I've only been doing this mobile engineering thing for a tiny aspect of time (~3 years) compared to most developers in their fields. Since coming from a design background, I have noticed a few patterns in rotation at my current role that don't mesh well with my designer mindset.
First, let me start off by saying, I am in no way set in my ways. Everything from the moment I opened Xcode for the first time has been an open learning experience and nothing less.
The following opinions are my thoughts and my thoughts only, not to be taken to literally. This post is more of a metaphor for the balance between logic and design, efficiency and effectiveness.
There are certain phrases and ideologies that get tossed around the shop that I'd like to hear a lot less often — best practices being one of them. I tend to approach most of my engineering from a designer's perspective. I have always considered myself a product designer more than anything else in my career.
I strive to be a problem solver, a motivator, and an end-user advocate. I don't see much of that in the development community, and that sickens me. Most of these engineers are focused on crunching code rather than solving a problem — which would make everyone's lives easier in the long run.
To plan a business, a point-of-concept, a side project, or even a hack week idea, a product must provide something from all angles. A product needs to be flexible, and easily extendable. Simple to use, yet complex to break; very secure, although giving the appearance of being lightweight. This is the user experience that people are looking for. This is what most successful mobile products do.
The team building the product also needs the ability to pivot as quickly as possible on new features and ideas to keep their market advantage — to maintain their edginess. This means having highly modular code and the ability to leverage past projects and codebases to make implementation a lot less difficult.
At the highest level, our goals for our mobile engineering process are to:
- Consistently ship high quality software
- Achieve a rapid (10-day) delivery schedule
- Reduce the overhead of performing a release as much as possible
- Maximize code modularity and reusability
- Empower everyone on the team to ship, gather data and iterate on features they want to work on
Our typical work flow consists of a pseudo-agile process. The sprints are 2 weeks long and we aim to ship the finished software to the App Store, if applicable, or to the proper GitHub (public or private) repository. Unless an impromptu issues bubbles up, we begin or sprints on Tuesdays and finish them on Mondays (2 weeks later).
- Tuesday: Sprint Planning (3:00pm to +/-6:00pm)
- Friday: Initial internal release of a point-of-concept or minimum viable product (if available)
- Monday: Minor code review and product owner feedback from Week 1
- Wednesday: Reiterate on scope and initial planning to support feedback received
- Thursday: Major code review and team feedback
- Friday: Reiterate until code complete
- Monday: Final product review (via code or live simulation)
- Tuesday: Ship product and begin next sprint
- Wednesday: Start new project (concurrent with finishing the last sprint, if delayed)
Pull Requests & Code Review
We send out a lot of pull requests.
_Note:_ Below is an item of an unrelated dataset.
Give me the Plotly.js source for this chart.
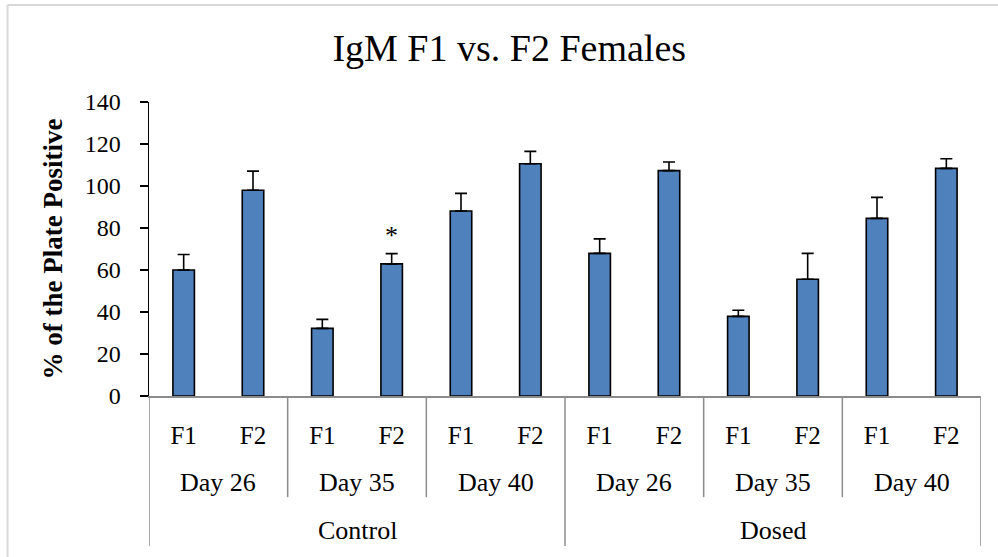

It's actually quite manageable, regardless of the amount. GitHub truly has made it easier for our team to work remotely and collaborate on issues and solutions for the business (and, sometimes, the open-source community). Typically towards to middle of the week, the mobile repositories will be full of pull requests waiting to be massaged and analyzed. It's the foundation of creating, and reusing, great code.
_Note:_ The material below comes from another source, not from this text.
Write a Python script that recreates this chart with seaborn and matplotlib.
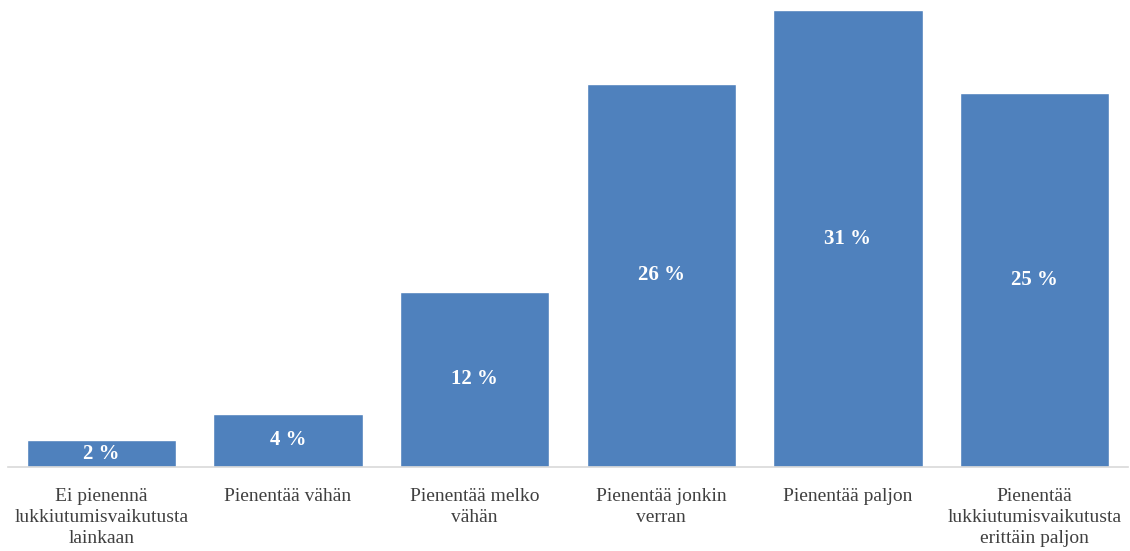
import matplotlib
matplotlib.use("Agg")
import matplotlib.pyplot as plt
import seaborn as sns
import pandas as pd

categories = [
    "Ei pienennä\nlukkiutumisvaikutusta\nlainkaan",
    "Pienentää vähän",
    "Pienentää melko\nvähän",
    "Pienentää jonkin\nverran",
    "Pienentää paljon",
    "Pienentää\nlukkiutumisvaikutusta\nerittäin paljon",
]
values = [1.8, 3.6, 11.9, 26.0, 31.0, 25.4]
labels = ["2 %", "4 %", "12 %", "26 %", "31 %", "25 %"]

sns.set_theme(style="white")
plt.rcParams["font.family"] = ["Liberation Serif", "DejaVu Serif"]

df = pd.DataFrame({"cat": categories, "val": values})

fig = plt.figure(figsize=(11.30, 5.51), dpi=100)
ax = fig.add_axes([8 / 1130, (551 - 467) / 551, 1120 / 1130, (467 - 10) / 551])
sns.barplot(data=df, x="cat", y="val", color="#4F81BD", saturation=1, width=0.8, ax=ax)
ax.set_ylim(0, 31.0)
ax.set_xlim(-0.5, 5.5)

for i, (v, lab) in enumerate(zip(values, labels)):
    ax.text(i, v / 2, lab, ha="center", va="center", color="white",
            fontsize=15, fontweight="bold")

ax.set_xlabel("")
ax.set_ylabel("")
ax.set_yticks([])
for s in ["top", "left", "right"]:
    ax.spines[s].set_visible(False)
ax.spines["bottom"].set_color("#D9D9D9")
ax.spines["bottom"].set_linewidth(1.2)
ax.tick_params(axis="x", length=0, pad=15, labelsize=14, labelcolor="#404040")
for t in ax.get_xticklabels():
    t.set_linespacing(1.3)

fig.savefig("out.png", dpi=100)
We try our best to keep the reviews quick—they may sit in the queue for a few hours, or a day if submitted later in the week. But we always try to keep the conversation in comments to track changes or suggestions. And when the pull request is approved, we append a random silly animated gif:
The majority of our projects are fully tested. Of course, it would be hard for us to have a test-driven style, but we try our best to implement and test suite at least after the initial launch.
At the moment, we only focus on unit testing, and leave behavioral or UI testing to the QA team, but I'd like to eventually move past that. Automation makes things much simpler (and quicker) in the long run—
Imagine testing a user flow and being 100% confident that your code has not introduced any unwanted effects on the buttons or form validations.
Or even better, imagine being able to test performance in a wider range without degrading code quality or trying to stash code block that you've tweaked for optimization.
All of these scenarios would make it vastly easier to align ourselves with the issues our users would potentially have. The IDE and the CI would, instinctively, be our in-house end user. We could even program the server to throw a fit if a feature, UX flow or UI element is busted.